• [YOUR TASK] Transcribe all of the material exactly. Any picture in it should be left out.
>> begin INFORMATION SUPPLIED
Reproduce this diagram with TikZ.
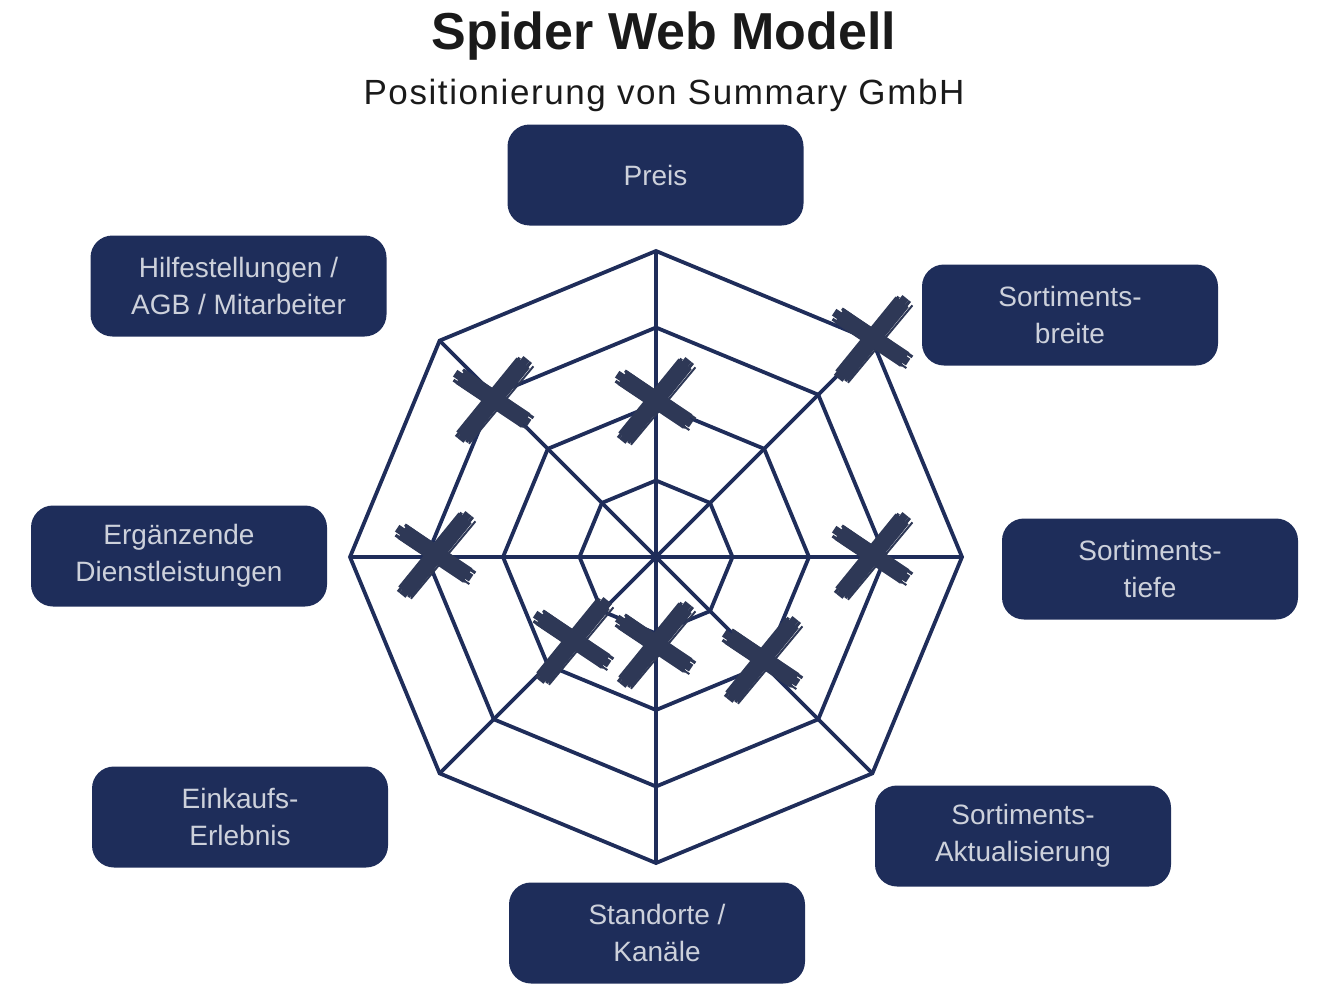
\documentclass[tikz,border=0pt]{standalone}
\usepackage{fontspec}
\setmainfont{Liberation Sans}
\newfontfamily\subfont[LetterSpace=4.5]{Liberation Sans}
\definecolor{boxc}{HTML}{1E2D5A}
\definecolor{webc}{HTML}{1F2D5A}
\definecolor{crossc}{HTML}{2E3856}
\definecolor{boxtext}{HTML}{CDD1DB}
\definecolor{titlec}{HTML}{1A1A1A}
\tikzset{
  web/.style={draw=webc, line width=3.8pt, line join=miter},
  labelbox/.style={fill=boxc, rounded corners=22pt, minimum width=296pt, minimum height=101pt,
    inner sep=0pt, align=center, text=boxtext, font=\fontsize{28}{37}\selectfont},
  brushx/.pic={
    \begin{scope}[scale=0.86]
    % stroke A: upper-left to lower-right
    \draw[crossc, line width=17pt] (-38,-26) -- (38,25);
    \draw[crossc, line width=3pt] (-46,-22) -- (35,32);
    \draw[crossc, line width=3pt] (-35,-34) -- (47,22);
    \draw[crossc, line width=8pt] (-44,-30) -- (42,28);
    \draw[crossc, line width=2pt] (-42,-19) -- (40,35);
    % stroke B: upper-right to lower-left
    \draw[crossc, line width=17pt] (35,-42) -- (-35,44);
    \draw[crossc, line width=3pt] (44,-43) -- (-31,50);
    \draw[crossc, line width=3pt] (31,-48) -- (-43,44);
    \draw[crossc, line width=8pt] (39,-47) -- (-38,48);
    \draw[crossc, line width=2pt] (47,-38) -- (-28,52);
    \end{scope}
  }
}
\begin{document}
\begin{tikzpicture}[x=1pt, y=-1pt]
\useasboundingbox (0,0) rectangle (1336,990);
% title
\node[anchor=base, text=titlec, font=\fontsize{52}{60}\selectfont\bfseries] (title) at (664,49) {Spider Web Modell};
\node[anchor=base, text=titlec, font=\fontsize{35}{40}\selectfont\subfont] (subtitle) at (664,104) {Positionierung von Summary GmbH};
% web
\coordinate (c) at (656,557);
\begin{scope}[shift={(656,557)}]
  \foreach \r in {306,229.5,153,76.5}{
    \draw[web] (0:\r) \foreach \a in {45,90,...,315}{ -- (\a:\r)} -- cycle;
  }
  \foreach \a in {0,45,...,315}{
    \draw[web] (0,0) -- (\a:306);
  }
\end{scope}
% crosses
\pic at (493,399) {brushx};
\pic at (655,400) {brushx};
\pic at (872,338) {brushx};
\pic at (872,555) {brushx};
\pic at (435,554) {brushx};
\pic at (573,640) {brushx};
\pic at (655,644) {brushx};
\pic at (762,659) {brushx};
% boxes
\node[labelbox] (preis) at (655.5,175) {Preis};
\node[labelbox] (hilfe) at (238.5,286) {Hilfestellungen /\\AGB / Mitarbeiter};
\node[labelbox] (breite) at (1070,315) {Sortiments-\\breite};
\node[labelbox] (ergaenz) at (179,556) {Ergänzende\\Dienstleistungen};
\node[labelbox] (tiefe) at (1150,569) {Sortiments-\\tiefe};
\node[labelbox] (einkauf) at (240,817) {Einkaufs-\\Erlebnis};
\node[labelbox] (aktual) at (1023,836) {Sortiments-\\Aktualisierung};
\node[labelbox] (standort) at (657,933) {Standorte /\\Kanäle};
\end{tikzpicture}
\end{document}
>> end INFORMATION SUPPLIED
• [THE ANSWER]
Reproduce this diagram with TikZ.
\documentclass[tikz,border=0pt]{standalone}
\usepackage{fontspec}
\setmainfont{Liberation Sans}
\newfontfamily\subfont[LetterSpace=4.5]{Liberation Sans}
\definecolor{boxc}{HTML}{1E2D5A}
\definecolor{webc}{HTML}{1F2D5A}
\definecolor{crossc}{HTML}{2E3856}
\definecolor{boxtext}{HTML}{CDD1DB}
\definecolor{titlec}{HTML}{1A1A1A}
\tikzset{
  web/.style={draw=webc, line width=3.8pt, line join=miter},
  labelbox/.style={fill=boxc, rounded corners=22pt, minimum width=296pt, minimum height=101pt,
    inner sep=0pt, align=center, text=boxtext, font=\fontsize{28}{37}\selectfont},
  brushx/.pic={
    \begin{scope}[scale=0.86]
    % stroke A: upper-left to lower-right
    \draw[crossc, line width=17pt] (-38,-26) -- (38,25);
    \draw[crossc, line width=3pt] (-46,-22) -- (35,32);
    \draw[crossc, line width=3pt] (-35,-34) -- (47,22);
    \draw[crossc, line width=8pt] (-44,-30) -- (42,28);
    \draw[crossc, line width=2pt] (-42,-19) -- (40,35);
    % stroke B: upper-right to lower-left
    \draw[crossc, line width=17pt] (35,-42) -- (-35,44);
    \draw[crossc, line width=3pt] (44,-43) -- (-31,50);
    \draw[crossc, line width=3pt] (31,-48) -- (-43,44);
    \draw[crossc, line width=8pt] (39,-47) -- (-38,48);
    \draw[crossc, line width=2pt] (47,-38) -- (-28,52);
    \end{scope}
  }
}
\begin{document}
\begin{tikzpicture}[x=1pt, y=-1pt]
\useasboundingbox (0,0) rectangle (1336,990);
% title
\node[anchor=base, text=titlec, font=\fontsize{52}{60}\selectfont\bfseries] (title) at (664,49) {Spider Web Modell};
\node[anchor=base, text=titlec, font=\fontsize{35}{40}\selectfont\subfont] (subtitle) at (664,104) {Positionierung von Summary GmbH};
% web
\coordinate (c) at (656,557);
\begin{scope}[shift={(656,557)}]
  \foreach \r in {306,229.5,153,76.5}{
    \draw[web] (0:\r) \foreach \a in {45,90,...,315}{ -- (\a:\r)} -- cycle;
  }
  \foreach \a in {0,45,...,315}{
    \draw[web] (0,0) -- (\a:306);
  }
\end{scope}
% crosses
\pic at (493,399) {brushx};
\pic at (655,400) {brushx};
\pic at (872,338) {brushx};
\pic at (872,555) {brushx};
\pic at (435,554) {brushx};
\pic at (573,640) {brushx};
\pic at (655,644) {brushx};
\pic at (762,659) {brushx};
% boxes
\node[labelbox] (preis) at (655.5,175) {Preis};
\node[labelbox] (hilfe) at (238.5,286) {Hilfestellungen /\\AGB / Mitarbeiter};
\node[labelbox] (breite) at (1070,315) {Sortiments-\\breite};
\node[labelbox] (ergaenz) at (179,556) {Ergänzende\\Dienstleistungen};
\node[labelbox] (tiefe) at (1150,569) {Sortiments-\\tiefe};
\node[labelbox] (einkauf) at (240,817) {Einkaufs-\\Erlebnis};
\node[labelbox] (aktual) at (1023,836) {Sortiments-\\Aktualisierung};
\node[labelbox] (standort) at (657,933) {Standorte /\\Kanäle};
\end{tikzpicture}
\end{document}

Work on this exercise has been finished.